* * *

К сожалению, это была лишь временная вспышка той искорки человечности, которая таилась в Иване Грозном.

В первых числах марта в государе вдруг произошла резкая перемена, и притом без всякой видимой причины. Однажды утром он позвал к себе в опочивальню одного из дежурных бояр. Анастасия кротко заметила ему, что негоже звать мужчину в опочивальню, когда она, царица, еще лежит в постели.

Иван Васильевич цинично расхохотался и крикнул так, чтобы все слышали:

– Какая ты царица?! Как была ты Настька Захарьина, так и осталась. Захочу, сегодня же тебя в монастырь заточу, а сам снова женюсь.

Анастасия, не ждавшая от мужа ничего подобного, лишь всплеснула руками и разрыдалась.

– Вспомни, государь, – сказала она, растирая слезы, – как мы с тобой до сей поры жили. Как у нас все было хорошо, тихо да ясно.

– Да опостылела мне уже тишина эта, – резко ответил Иван Васильевич, вставая с постели. – Каждый день одно и то же. Надоело. Буду теперь жить, как раньше жил.

Молча одевшись, он вышел из опочивальни, не обращая внимания на ласковые уговоры Анастасии.

Н.М. Карамзин по этому поводу замечает: «Ни набожность Иоаннова, ни искренняя любовь к добродетельной супруге не могли укротить его пылкой, беспокойной души, стремительной в движениях гнева, приученной к шумной праздности, к забавам грубым, неблагочинным».

А потом произошло нечто совершенно ужасное.

* * *

Поведение Ивана Васильевича делалось день ото дня все невыносимее: было достаточно малейшего повода, чтобы привести царя в ярость, во всех своих действиях он руководствовался лишь капризами.
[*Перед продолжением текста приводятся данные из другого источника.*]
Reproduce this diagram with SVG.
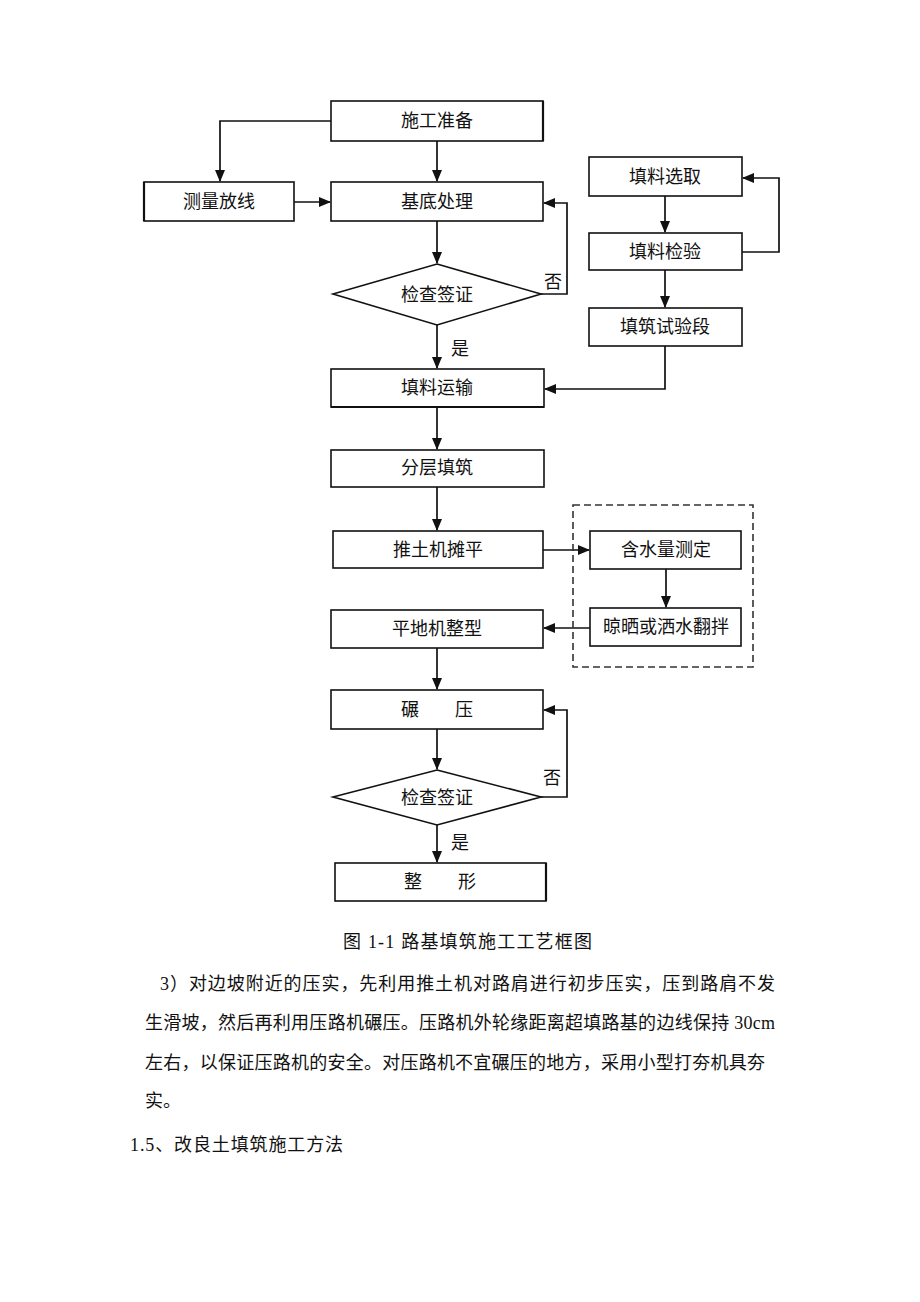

Однажды Анастасия, улучив хорошее настроение державного супруга, попросила его определить на придворную службу одного из своих родственников. Эта в общем-то невинная просьба вдруг показалась царю подозрительной. Он бросился на Анастасию с кулаками, несколько раз ударил ее и потом ушел, многозначительно сказав: «Хорошо, сделаю по-твоему».

На другой день родственника царицы привезли во дворец и одели в наряд шута.

– Глумишься, государь, – только и успел сказать он.

Но тут появилась ничего не подозревавшая царица. Ей в глаза бросился шут, стоявший в углу, но его лица нельзя было разглядеть, а посему она спокойно села на свое место.

– Вот, посмотри-ка, – весело обратился к ней Иван Васильевич. – Только вчера ты просила меня определить во дворец своего родственника, а сегодня он уже здесь.

Анастасия изумленно оглянулась.

– Эй, Захарьин! – возвысил голос царь. – А ну, подь сюда!

Только теперь царица узнала в шуте своего родственника.

– Благодари царицу за милость, – крикнул ему царь. – Это она меня упросила.

Захарьин поднял глаза, в которых светился укор, смешанный с ненавистью. Он сделал несколько шагов вперед, остановился и заговорил:

– Спасибо тебе, матушка-царица! Пожаловала ты меня! Весь род Захарьиных возвысила! На том бью тебе челом. Только напрасно ты меня шутом поставила, ведь и сама шутить горазда. Уместнее пристало бы тебе шутихой быть.

Царь захохотал, а растерявшаяся Анастасия чуть не свалилась в обморок.

– Да и государь-батюшка, – продолжал тем временем Захарьин, – шутить дюже любит. И ему шутовской кафтан пошел бы…

От таких слов Иван Васильевич подскочил, как ужаленный, и лицо его свело судорогой. Возмущенно вскочили и все другие участники трапезы.

– Федька! Басманов! – прохрипел царь. – Сейчас же, после трапезы, готовь медведя!

Басманов свистнул своим помощникам, Захарьина схватили и увели.

– А тебе, душа моя, – обратился царь к Анастасии, – я давно обещал показать игру. Сегодня ты ее увидишь.